▶ Supplied information:

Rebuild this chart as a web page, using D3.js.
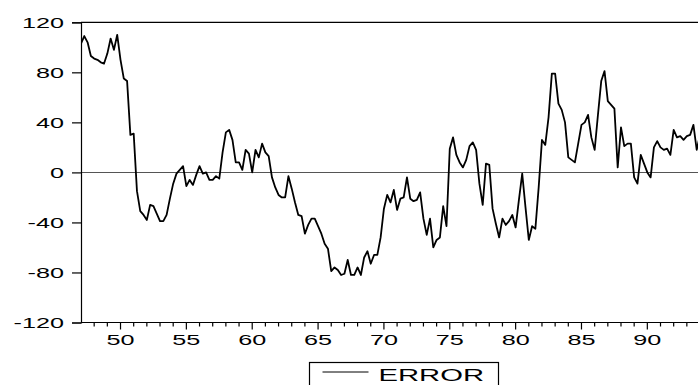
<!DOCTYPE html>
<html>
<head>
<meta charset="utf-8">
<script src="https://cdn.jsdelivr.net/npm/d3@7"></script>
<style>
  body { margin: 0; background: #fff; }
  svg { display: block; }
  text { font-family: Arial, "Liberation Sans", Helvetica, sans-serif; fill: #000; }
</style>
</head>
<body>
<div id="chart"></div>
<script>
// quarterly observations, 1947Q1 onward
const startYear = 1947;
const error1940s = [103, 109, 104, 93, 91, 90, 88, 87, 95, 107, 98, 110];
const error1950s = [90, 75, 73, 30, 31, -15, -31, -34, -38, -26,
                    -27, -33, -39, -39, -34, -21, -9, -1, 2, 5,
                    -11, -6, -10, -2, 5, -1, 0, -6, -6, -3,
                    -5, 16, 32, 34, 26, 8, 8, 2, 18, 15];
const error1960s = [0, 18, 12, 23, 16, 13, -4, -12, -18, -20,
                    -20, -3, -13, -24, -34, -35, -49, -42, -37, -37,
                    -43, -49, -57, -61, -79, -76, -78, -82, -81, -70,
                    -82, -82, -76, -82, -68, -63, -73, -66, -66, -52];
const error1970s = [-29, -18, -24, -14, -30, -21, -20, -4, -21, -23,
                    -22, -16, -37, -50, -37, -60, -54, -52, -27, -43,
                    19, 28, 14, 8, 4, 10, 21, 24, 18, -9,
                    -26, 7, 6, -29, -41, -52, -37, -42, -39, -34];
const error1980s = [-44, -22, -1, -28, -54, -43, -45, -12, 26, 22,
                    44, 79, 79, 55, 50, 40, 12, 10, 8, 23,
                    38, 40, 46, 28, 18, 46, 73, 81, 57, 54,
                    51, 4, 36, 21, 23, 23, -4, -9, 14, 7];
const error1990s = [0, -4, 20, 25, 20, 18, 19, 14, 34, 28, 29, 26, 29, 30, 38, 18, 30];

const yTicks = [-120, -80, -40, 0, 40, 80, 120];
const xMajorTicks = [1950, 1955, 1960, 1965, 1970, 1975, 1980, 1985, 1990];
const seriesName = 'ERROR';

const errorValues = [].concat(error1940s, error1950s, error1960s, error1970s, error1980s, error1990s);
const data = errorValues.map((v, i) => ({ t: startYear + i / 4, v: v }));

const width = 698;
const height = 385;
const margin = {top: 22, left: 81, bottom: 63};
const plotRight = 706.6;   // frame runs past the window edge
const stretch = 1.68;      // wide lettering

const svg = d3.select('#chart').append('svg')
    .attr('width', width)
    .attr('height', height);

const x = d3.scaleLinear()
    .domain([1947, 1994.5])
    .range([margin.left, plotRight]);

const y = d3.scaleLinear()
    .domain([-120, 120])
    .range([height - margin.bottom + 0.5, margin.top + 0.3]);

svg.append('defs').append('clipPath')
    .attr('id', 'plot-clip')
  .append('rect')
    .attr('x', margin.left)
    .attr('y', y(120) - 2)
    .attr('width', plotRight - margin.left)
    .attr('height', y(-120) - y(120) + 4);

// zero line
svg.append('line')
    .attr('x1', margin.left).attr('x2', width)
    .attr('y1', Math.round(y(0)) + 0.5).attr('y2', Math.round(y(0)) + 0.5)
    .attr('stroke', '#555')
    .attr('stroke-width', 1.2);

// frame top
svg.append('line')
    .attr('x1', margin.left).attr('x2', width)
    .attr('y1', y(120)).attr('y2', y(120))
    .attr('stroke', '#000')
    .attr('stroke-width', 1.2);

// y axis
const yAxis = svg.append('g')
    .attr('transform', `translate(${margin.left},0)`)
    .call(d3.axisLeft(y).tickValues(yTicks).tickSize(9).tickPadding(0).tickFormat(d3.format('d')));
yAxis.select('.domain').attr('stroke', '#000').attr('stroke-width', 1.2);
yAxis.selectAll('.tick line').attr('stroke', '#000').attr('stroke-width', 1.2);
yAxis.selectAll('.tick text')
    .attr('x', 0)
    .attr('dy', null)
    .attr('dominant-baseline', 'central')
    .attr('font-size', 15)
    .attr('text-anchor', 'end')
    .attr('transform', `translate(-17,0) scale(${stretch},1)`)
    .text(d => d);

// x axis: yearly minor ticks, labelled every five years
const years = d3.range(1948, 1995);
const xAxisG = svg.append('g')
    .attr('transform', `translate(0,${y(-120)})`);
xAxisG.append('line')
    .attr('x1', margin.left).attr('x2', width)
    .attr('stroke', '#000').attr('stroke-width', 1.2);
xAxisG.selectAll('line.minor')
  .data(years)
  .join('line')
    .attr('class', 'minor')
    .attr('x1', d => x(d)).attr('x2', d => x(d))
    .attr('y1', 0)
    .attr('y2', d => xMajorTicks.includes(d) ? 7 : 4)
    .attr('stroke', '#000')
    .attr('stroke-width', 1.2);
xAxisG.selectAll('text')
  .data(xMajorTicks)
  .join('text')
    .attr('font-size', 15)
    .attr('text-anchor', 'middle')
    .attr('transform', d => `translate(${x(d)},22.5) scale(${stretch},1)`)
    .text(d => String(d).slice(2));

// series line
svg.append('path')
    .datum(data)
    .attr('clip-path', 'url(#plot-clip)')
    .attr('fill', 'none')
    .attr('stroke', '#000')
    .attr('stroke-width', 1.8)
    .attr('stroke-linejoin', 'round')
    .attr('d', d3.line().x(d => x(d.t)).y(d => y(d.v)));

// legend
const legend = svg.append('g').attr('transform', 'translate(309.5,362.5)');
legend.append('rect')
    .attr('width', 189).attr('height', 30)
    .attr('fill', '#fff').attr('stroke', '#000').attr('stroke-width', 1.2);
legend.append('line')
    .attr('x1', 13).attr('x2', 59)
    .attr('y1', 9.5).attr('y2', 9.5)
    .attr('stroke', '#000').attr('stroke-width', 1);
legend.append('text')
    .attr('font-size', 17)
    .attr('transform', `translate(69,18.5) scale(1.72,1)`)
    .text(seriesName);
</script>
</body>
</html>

▶ Requirements: Copy each line holding the word "chart" from the listing above.

▶ Full answer:
Rebuild this chart as a web page, using D3.js.
<div id="chart"></div>
const svg = d3.select('#chart').append('svg')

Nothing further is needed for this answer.